Sentiu seu coração “abrasileirando” quando deixava os salões dos clubes sociais para, na rua, aproveitar do calor e da admiração do povo brasileiro por ele, e dele pelo povo brasileiro. Os caboclos, mulatos e mestiços da República das Bananas aproveitavam o que de melhor ele tinha, sem ligar para os ternos, vestidos, sapatos e cartolas tão cobiçados pela elite local. Recusavam as regras de vestimenta simplesmente por não possuírem condições de comprar roupas de luxo, ou pelo menos dignas de inveja entre os iguais. Preocupavam-lhes os trocados para comprar o pão de cada dia, não a nacionalidade de um tecido ou de um acessório qualquer.
Não havia interesses, apenas estavam com ele pela diversão proporcionada por aquele inglês cada vez mais sul-americano. Não necessitou exigir a entrada desses incultos e semibárbaros em seu ciclo social. Era clara e evidente a leveza de seu ser na presença desses cidadãos. Os desdentados que nem sabiam escrever os próprios nomes o cativaram, e não houve quem pudesse separá-lo deles. Até hoje alguns ortodoxos lutam para desmerecer essa relação simbiótica, mas, juntos, eles ganharam o mundo.

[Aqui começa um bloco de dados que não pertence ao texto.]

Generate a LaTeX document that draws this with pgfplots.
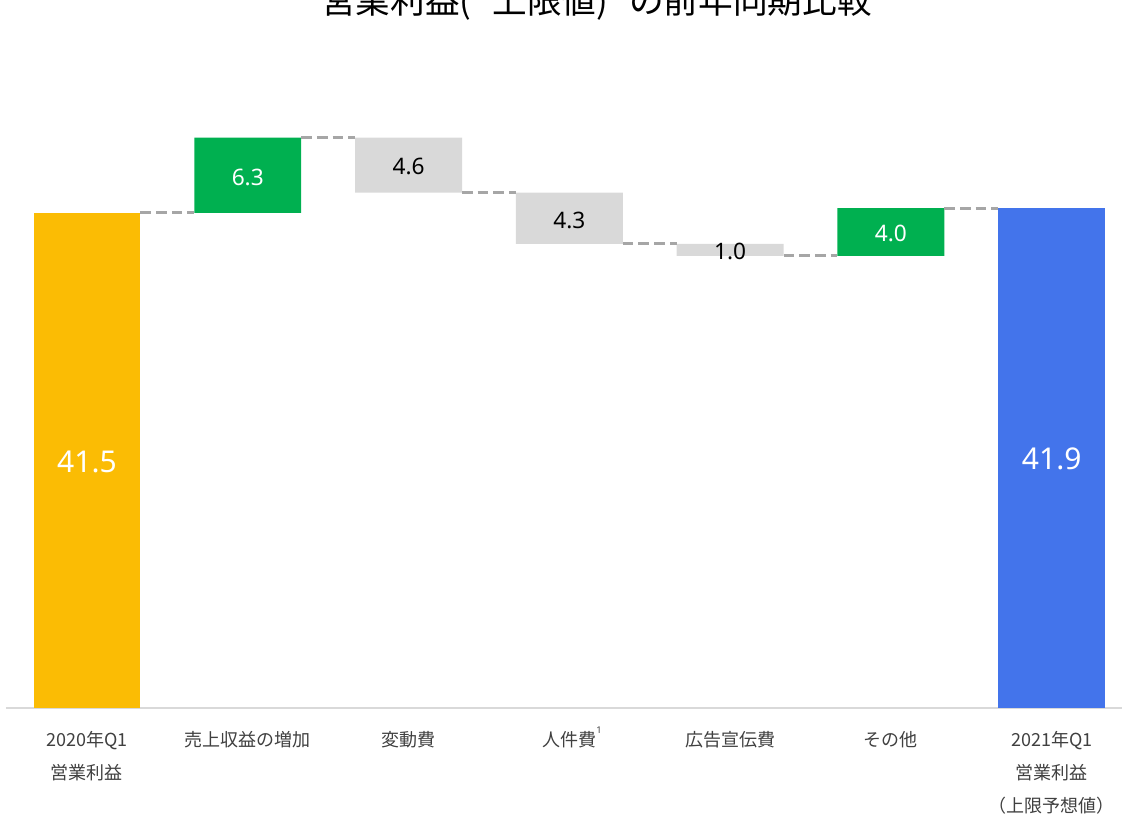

Na metade do século XX, a primeira prova de amor incondicional. A despeito da necessidade de investimento em outras áreas, o país ergueu um imponente monumento ao então jovem senhor. Intencionalmente ou não, o Brasil se igualou à Roma dos gladiadores. O coliseu tupiniquim resistiu ao peso das duzentas mil pessoas, abarrotadas e ansiosas pelo desfecho ideal da primeira oportunidade global para o anúncio definitivo da parceria. Foi a maior aglomeração já vista por ele, mas nem por isso houve sorrisos ao final. Fazendo justiça, onze jogadores e uma população pequena o suficiente para caber, por inteira, nas arquibancadas daquela megalomania de concreto sorriram. Não há provas quanto a isso, mas especula-se um choro inconsolável da parte dele. Sabe-se concretamente que aquele povo todo foi às lágrimas numa depressão coletiva comparável às grandes guerras e perdas irreparáveis.
Não teve culpa no incidente, mas alguns invejosos afirmam ter o remorso sentido por ele desde então colaborado para a dinastia surgida naquele país de terceiro mundo. Alguns mais adeptos de teorias conspiratórias acusam irregularidades na água distribuída à população, pois acreditam ter sido adulterada por ele na tentativa de reparação pela tragédia. Assim, para cada cidadão europeu digno de seu ciclo íntimo, dos grandes, nascem de vinte a trinta brasileiros postulantes ao seu abraço fraternal. Outros acusam-no de favorecimento em encontros internacionais, nos quais o julgam extremamente parcial e tendencioso em favor dos brasileiros.
De fato, mesmo internacionalizado e querido em todos os cantos do mundo, continuou a se cercar daquele povo pelo qual se apaixonou. Deu cinco glórias maiores ao país adotado como seu, além de diversas conquistas periféricas e honrarias nos diversos cantos do mundo. Sem muitos motivos para comemorar longe do inglês, a nação brasileira se apegou cada vez mais a ele. Construíram uma relação tão forte quanto o senso de pátria no país de Macunaíma e Policarpo Quaresma. Ainda hoje, a despeito do currículo invejável da parceria, tentam deturpar seus ensinamentos e restringir novamente às elites a convivência e amizade dele. Poucos sabem, mas, de tanto ser maltratado e contrariado por aqui, zarpou em uma aventura para espairecer um pouco. Conhecendo-o, é possível afirmar que ele saiu para gerar uma outra revolução, em um outro país.
Hoje, apresenta-se como um senhor inglês naturalizado brasileiro. Tão adaptado ao Brasil que, atualmente, um é sinônimo do outro. Aqui, encontrou seguidores, fãs, apaixonados e fanáticos. Devotos inclinados à morte, se necessário, acompanham todos seus movimentos. Milhões morreriam pela sua sobrevivência e perpetuação, e essa é a maior honraria que ele poderia receber. O seu maior legado.